There is nothing in the recent precedents that disagree with any of these statements. The first three of those statements are not discussed in the precedents, and the last is not relevant.

Under section 273.2(a)(i) of the Criminal Code, it is stated that intoxication cannot be used to excuse or justify sexual assault by claiming belief in consent.

The court’s recent decision is to allow a defendant to take up the defence of non-insane automatism, where they voluntarily consume the substance that later rendered them automatic and unconscious. This is not to say that this defence will even be successful in most cases, as automatism usually requires expert opinion evidence to support the claim as it is a psychotic condition.

The Supreme Court also agrees that intoxication is not a defence. In the precedent R v. Brown, the judgement states: “Criminal liability for violent conduct produced by alcohol alone, short of the psychotic state akin to automatism experienced by B, is not in issue.” 

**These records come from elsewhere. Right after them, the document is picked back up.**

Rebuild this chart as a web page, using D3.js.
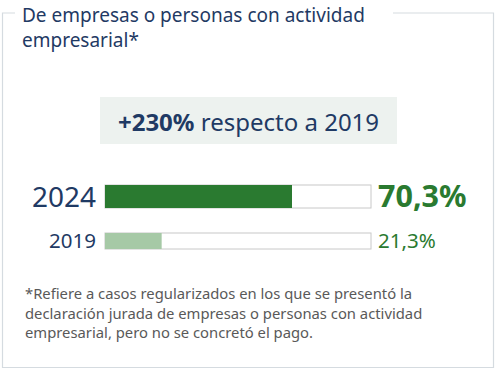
<!DOCTYPE html>
<html>
<head>
<meta charset="utf-8">
<script src="https://cdn.jsdelivr.net/npm/d3@7"></script>
<style>
  body { margin: 0; background: #fff; }
  text { font-family: "Noto Sans", "Open Sans", sans-serif; }
</style>
</head>
<body>
<svg class="chart"></svg>
<script>
// Chart data
var years = ["2024", "2019"];
var shares = [70.3, 21.3];
var shareLabels = ["70,3%", "21,3%"];
var titleLines = ["De empresas o personas con actividad", "empresarial*"];
var noteLines = [
    "*Refiere a casos regularizados en los que se presentó la",
    "declaración jurada de empresas o personas con actividad",
    "empresarial, pero no se concretó el pago."
];

var width = 497;
var height = 371;
var navy = "#1f3a64";
var green = "#2a7a30";

var canvas = d3.select(".chart")
    .attr("width", width)
    .attr("height", height);

// Frame with gap for the title
canvas.append("path")
    .attr("d", "M15,13 H2.5 V367.5 H493.5 V13 H393")
    .attr("fill", "none")
    .attr("stroke", "#d5dbe0")
    .attr("stroke-width", 1.2);

// Title
canvas.append("g").selectAll("text")
    .data(titleLines)
    .enter().append("text")
    .attr("x", 22)
    .attr("y", function(d, i) { return 22 + i * 25; })
    .attr("fill", navy)
    .attr("font-size", 19)
    .text(function(d) { return d; });

// Highlight box
canvas.append("rect")
    .attr("x", 100).attr("y", 97)
    .attr("width", 297).attr("height", 47)
    .attr("fill", "#edf2ef");

var headline = canvas.append("text")
    .attr("x", 248.5).attr("y", 131)
    .attr("text-anchor", "middle")
    .attr("fill", navy)
    .attr("font-size", 24);
headline.append("tspan").attr("font-weight", "bold").text("+230%");
headline.append("tspan").text(" respecto a 2019");

// Scales
var xScale = d3.scaleLinear().domain([0, 100]).range([105, 371]);
var rows = [
    { y: 185, h: 23, labelSize: 28, valueSize: 30.5, bold: true, fill: green },
    { y: 233, h: 16, labelSize: 20.5, valueSize: 20.5, bold: false, fill: "#a6c9a6" }
];

var bar = canvas.selectAll("g.bar")
    .data(years)
    .enter().append("g")
    .attr("class", "bar");

// Outline track
bar.append("rect")
    .attr("x", xScale(0))
    .attr("y", function(d, i) { return rows[i].y; })
    .attr("width", xScale(100) - xScale(0))
    .attr("height", function(d, i) { return rows[i].h; })
    .attr("fill", "#fff")
    .attr("stroke", "#c8c8c8")
    .attr("stroke-width", 1);

// Value fill
bar.append("rect")
    .attr("x", xScale(0))
    .attr("y", function(d, i) { return rows[i].y; })
    .attr("width", function(d, i) { return xScale(shares[i]) - xScale(0); })
    .attr("height", function(d, i) { return rows[i].h; })
    .attr("fill", function(d, i) { return rows[i].fill; });

// Year labels
bar.append("text")
    .attr("x", 96)
    .attr("y", function(d, i) { return rows[i].y + rows[i].h / 2; })
    .attr("dy", "0.36em")
    .attr("text-anchor", "end")
    .attr("fill", navy)
    .attr("font-size", function(d, i) { return rows[i].labelSize; })
    .text(function(d) { return d; });

// Value labels
bar.append("text")
    .attr("x", 378)
    .attr("y", function(d, i) { return rows[i].y + rows[i].h / 2; })
    .attr("dy", "0.36em")
    .attr("fill", green)
    .attr("font-weight", function(d, i) { return rows[i].bold ? "bold" : "normal"; })
    .attr("font-size", function(d, i) { return rows[i].valueSize; })
    .text(function(d, i) { return shareLabels[i]; });

// Footnote
canvas.append("g").selectAll("text")
    .data(noteLines)
    .enter().append("text")
    .attr("x", 25)
    .attr("y", function(d, i) { return 299 + i * 19.5; })
    .attr("fill", "#595959")
    .attr("font-size", 14.8)
    .text(function(d) { return d; });
</script>
</body>
</html>
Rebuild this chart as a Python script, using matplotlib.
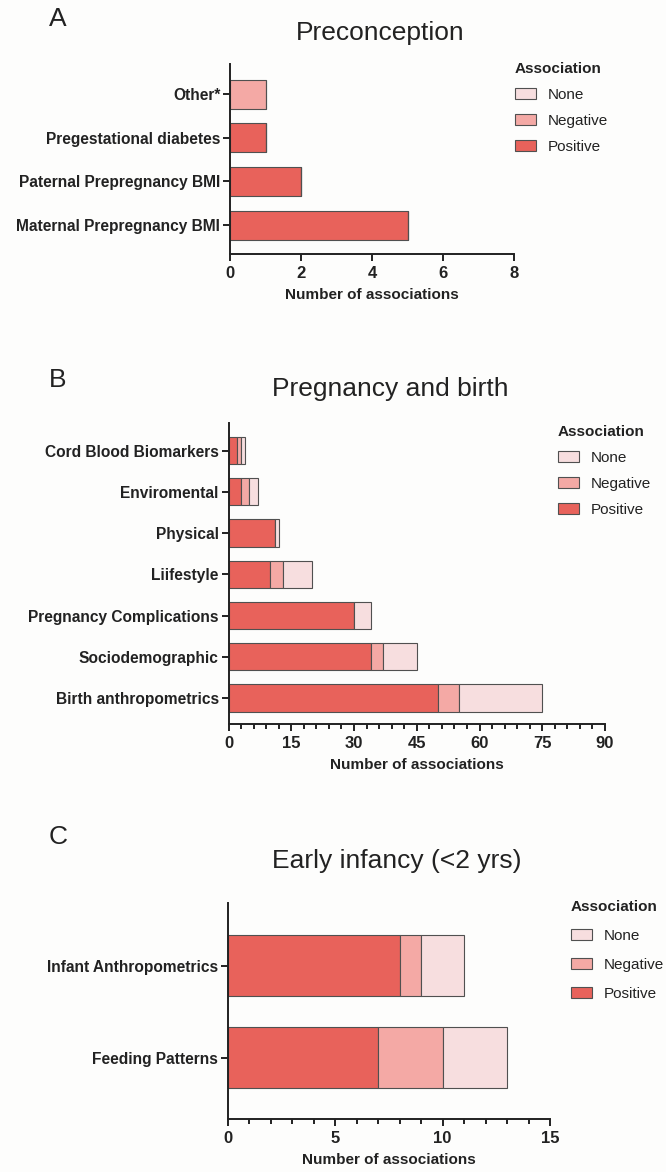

It is, however, true that a few legal scholars have expressed some concern regarding the Supreme Court’s ruling since it was left quite open-ended. Kerri Froc, associate professor of law at the University of New Brunswick stated in an interview with Global News that although it was said that there’ll have to be expert evidence brought, no matter what the intoxicant is, the court never ruled out any kind of intoxicant being used for extreme intoxication defence. This means that defendants could try to use non-insane automatism as a defence for cases involving alcohol, although according to the evidence presented before Parliament, its success rate would be low to zero.

“We are carefully reviewing the decision to determine its effect on victims as well as the criminal law. It is critically important to emphasize that today’s decision does not apply to the vast majority of cases involving a person who commits a criminal offence while intoxicated,” Minister of Justice and Attorney General David Lametti said in a statement cited by multiple media outlets. 

In the aforementioned Instagram post, the repetition of the word intoxication is misleading and diminishes the true topic of the recent precedents. Intoxication is not synonymous with automatism, and they fall under very different circumstances and legal requirements.